> WHAT THE TASK REQUIRES:
You are to retype all of the data exactly as it appears.
▬▬▬
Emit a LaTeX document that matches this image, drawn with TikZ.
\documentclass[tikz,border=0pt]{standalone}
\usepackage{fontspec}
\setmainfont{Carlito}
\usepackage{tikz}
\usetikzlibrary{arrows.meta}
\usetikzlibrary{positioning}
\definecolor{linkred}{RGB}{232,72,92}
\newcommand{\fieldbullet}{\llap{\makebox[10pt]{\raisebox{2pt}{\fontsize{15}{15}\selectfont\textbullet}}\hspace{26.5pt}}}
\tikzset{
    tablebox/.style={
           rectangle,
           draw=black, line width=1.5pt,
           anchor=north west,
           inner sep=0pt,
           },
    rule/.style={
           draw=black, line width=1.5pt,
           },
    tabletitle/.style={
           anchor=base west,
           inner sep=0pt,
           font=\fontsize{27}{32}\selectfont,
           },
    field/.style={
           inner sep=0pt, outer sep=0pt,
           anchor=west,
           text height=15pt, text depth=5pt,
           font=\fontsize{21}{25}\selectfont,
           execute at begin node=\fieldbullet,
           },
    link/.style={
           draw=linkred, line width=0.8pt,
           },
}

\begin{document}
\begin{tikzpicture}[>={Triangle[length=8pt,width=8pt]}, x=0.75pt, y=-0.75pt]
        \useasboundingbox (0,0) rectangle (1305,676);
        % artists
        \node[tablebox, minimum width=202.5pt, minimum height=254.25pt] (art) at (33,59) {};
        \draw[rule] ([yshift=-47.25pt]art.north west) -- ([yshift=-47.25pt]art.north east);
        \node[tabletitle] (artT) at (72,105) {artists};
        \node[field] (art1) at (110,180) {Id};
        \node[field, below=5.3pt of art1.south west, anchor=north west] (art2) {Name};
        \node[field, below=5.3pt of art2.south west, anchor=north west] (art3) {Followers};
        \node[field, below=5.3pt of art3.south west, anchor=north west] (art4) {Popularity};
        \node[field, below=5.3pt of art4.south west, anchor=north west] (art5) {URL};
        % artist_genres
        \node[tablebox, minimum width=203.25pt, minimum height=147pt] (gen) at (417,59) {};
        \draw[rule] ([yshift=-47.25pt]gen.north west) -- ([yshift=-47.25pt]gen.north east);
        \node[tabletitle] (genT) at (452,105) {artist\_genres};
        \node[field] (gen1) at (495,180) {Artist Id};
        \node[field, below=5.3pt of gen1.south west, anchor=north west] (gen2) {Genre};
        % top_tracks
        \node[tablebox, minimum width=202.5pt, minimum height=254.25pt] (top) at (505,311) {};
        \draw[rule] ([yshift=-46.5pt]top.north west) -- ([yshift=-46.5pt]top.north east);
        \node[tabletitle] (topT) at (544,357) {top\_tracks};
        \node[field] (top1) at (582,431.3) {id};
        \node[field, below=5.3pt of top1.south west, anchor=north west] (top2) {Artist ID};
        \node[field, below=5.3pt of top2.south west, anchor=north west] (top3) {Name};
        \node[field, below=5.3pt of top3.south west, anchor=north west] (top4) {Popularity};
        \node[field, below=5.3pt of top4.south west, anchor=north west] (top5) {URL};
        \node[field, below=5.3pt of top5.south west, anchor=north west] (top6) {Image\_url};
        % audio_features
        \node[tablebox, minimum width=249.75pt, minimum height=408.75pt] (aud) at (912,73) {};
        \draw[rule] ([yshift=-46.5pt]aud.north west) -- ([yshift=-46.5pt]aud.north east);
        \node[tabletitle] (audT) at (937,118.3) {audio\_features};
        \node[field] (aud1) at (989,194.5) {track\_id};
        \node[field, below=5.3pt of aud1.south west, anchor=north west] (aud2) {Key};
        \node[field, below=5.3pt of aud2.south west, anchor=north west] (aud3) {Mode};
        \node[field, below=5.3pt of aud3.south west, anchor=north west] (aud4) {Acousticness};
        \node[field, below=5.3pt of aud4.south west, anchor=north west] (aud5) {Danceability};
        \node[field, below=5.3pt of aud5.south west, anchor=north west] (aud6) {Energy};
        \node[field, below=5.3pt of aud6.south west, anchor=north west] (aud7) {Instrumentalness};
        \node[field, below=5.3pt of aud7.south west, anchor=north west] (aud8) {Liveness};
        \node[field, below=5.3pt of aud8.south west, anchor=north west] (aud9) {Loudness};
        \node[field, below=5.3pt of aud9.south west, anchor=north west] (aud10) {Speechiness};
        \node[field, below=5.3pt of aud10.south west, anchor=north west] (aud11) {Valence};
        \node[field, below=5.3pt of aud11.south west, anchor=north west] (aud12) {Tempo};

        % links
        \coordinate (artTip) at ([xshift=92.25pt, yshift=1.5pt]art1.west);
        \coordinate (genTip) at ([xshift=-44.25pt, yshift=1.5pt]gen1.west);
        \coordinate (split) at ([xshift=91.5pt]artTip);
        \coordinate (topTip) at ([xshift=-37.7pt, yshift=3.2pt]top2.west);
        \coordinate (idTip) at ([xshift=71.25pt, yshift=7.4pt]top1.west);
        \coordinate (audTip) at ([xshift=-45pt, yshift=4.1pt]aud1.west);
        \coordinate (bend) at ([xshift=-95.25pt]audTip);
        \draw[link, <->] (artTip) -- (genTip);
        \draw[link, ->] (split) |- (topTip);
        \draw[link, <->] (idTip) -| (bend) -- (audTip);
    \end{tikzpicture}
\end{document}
▬▬▬
> OUTPUT BELOW:
Emit a LaTeX document that matches this image, drawn with TikZ.
\documentclass[tikz,border=0pt]{standalone}
\usepackage{fontspec}
\setmainfont{Carlito}
\usepackage{tikz}
\usetikzlibrary{arrows.meta}
\usetikzlibrary{positioning}
\definecolor{linkred}{RGB}{232,72,92}
\newcommand{\fieldbullet}{\llap{\makebox[10pt]{\raisebox{2pt}{\fontsize{15}{15}\selectfont\textbullet}}\hspace{26.5pt}}}
\tikzset{
    tablebox/.style={
           rectangle,
           draw=black, line width=1.5pt,
           anchor=north west,
           inner sep=0pt,
           },
    rule/.style={
           draw=black, line width=1.5pt,
           },
    tabletitle/.style={
           anchor=base west,
           inner sep=0pt,
           font=\fontsize{27}{32}\selectfont,
           },
    field/.style={
           inner sep=0pt, outer sep=0pt,
           anchor=west,
           text height=15pt, text depth=5pt,
           font=\fontsize{21}{25}\selectfont,
           execute at begin node=\fieldbullet,
           },
    link/.style={
           draw=linkred, line width=0.8pt,
           },
}

\begin{document}
\begin{tikzpicture}[>={Triangle[length=8pt,width=8pt]}, x=0.75pt, y=-0.75pt]
        \useasboundingbox (0,0) rectangle (1305,676);
        % artists
        \node[tablebox, minimum width=202.5pt, minimum height=254.25pt] (art) at (33,59) {};
        \draw[rule] ([yshift=-47.25pt]art.north west) -- ([yshift=-47.25pt]art.north east);
        \node[tabletitle] (artT) at (72,105) {artists};
        \node[field] (art1) at (110,180) {Id};
        \node[field, below=5.3pt of art1.south west, anchor=north west] (art2) {Name};
        \node[field, below=5.3pt of art2.south west, anchor=north west] (art3) {Followers};
        \node[field, below=5.3pt of art3.south west, anchor=north west] (art4) {Popularity};
        \node[field, below=5.3pt of art4.south west, anchor=north west] (art5) {URL};
        % artist_genres
        \node[tablebox, minimum width=203.25pt, minimum height=147pt] (gen) at (417,59) {};
        \draw[rule] ([yshift=-47.25pt]gen.north west) -- ([yshift=-47.25pt]gen.north east);
        \node[tabletitle] (genT) at (452,105) {artist\_genres};
        \node[field] (gen1) at (495,180) {Artist Id};
        \node[field, below=5.3pt of gen1.south west, anchor=north west] (gen2) {Genre};
        % top_tracks
        \node[tablebox, minimum width=202.5pt, minimum height=254.25pt] (top) at (505,311) {};
        \draw[rule] ([yshift=-46.5pt]top.north west) -- ([yshift=-46.5pt]top.north east);
        \node[tabletitle] (topT) at (544,357) {top\_tracks};
        \node[field] (top1) at (582,431.3) {id};
        \node[field, below=5.3pt of top1.south west, anchor=north west] (top2) {Artist ID};
        \node[field, below=5.3pt of top2.south west, anchor=north west] (top3) {Name};
        \node[field, below=5.3pt of top3.south west, anchor=north west] (top4) {Popularity};
        \node[field, below=5.3pt of top4.south west, anchor=north west] (top5) {URL};
        \node[field, below=5.3pt of top5.south west, anchor=north west] (top6) {Image\_url};
        % audio_features
        \node[tablebox, minimum width=249.75pt, minimum height=408.75pt] (aud) at (912,73) {};
        \draw[rule] ([yshift=-46.5pt]aud.north west) -- ([yshift=-46.5pt]aud.north east);
        \node[tabletitle] (audT) at (937,118.3) {audio\_features};
        \node[field] (aud1) at (989,194.5) {track\_id};
        \node[field, below=5.3pt of aud1.south west, anchor=north west] (aud2) {Key};
        \node[field, below=5.3pt of aud2.south west, anchor=north west] (aud3) {Mode};
        \node[field, below=5.3pt of aud3.south west, anchor=north west] (aud4) {Acousticness};
        \node[field, below=5.3pt of aud4.south west, anchor=north west] (aud5) {Danceability};
        \node[field, below=5.3pt of aud5.south west, anchor=north west] (aud6) {Energy};
        \node[field, below=5.3pt of aud6.south west, anchor=north west] (aud7) {Instrumentalness};
        \node[field, below=5.3pt of aud7.south west, anchor=north west] (aud8) {Liveness};
        \node[field, below=5.3pt of aud8.south west, anchor=north west] (aud9) {Loudness};
        \node[field, below=5.3pt of aud9.south west, anchor=north west] (aud10) {Speechiness};
        \node[field, below=5.3pt of aud10.south west, anchor=north west] (aud11) {Valence};
        \node[field, below=5.3pt of aud11.south west, anchor=north west] (aud12) {Tempo};

        % links
        \coordinate (artTip) at ([xshift=92.25pt, yshift=1.5pt]art1.west);
        \coordinate (genTip) at ([xshift=-44.25pt, yshift=1.5pt]gen1.west);
        \coordinate (split) at ([xshift=91.5pt]artTip);
        \coordinate (topTip) at ([xshift=-37.7pt, yshift=3.2pt]top2.west);
        \coordinate (idTip) at ([xshift=71.25pt, yshift=7.4pt]top1.west);
        \coordinate (audTip) at ([xshift=-45pt, yshift=4.1pt]aud1.west);
        \coordinate (bend) at ([xshift=-95.25pt]audTip);
        \draw[link, <->] (artTip) -- (genTip);
        \draw[link, ->] (split) |- (topTip);
        \draw[link, <->] (idTip) -| (bend) -- (audTip);
    \end{tikzpicture}
\end{document}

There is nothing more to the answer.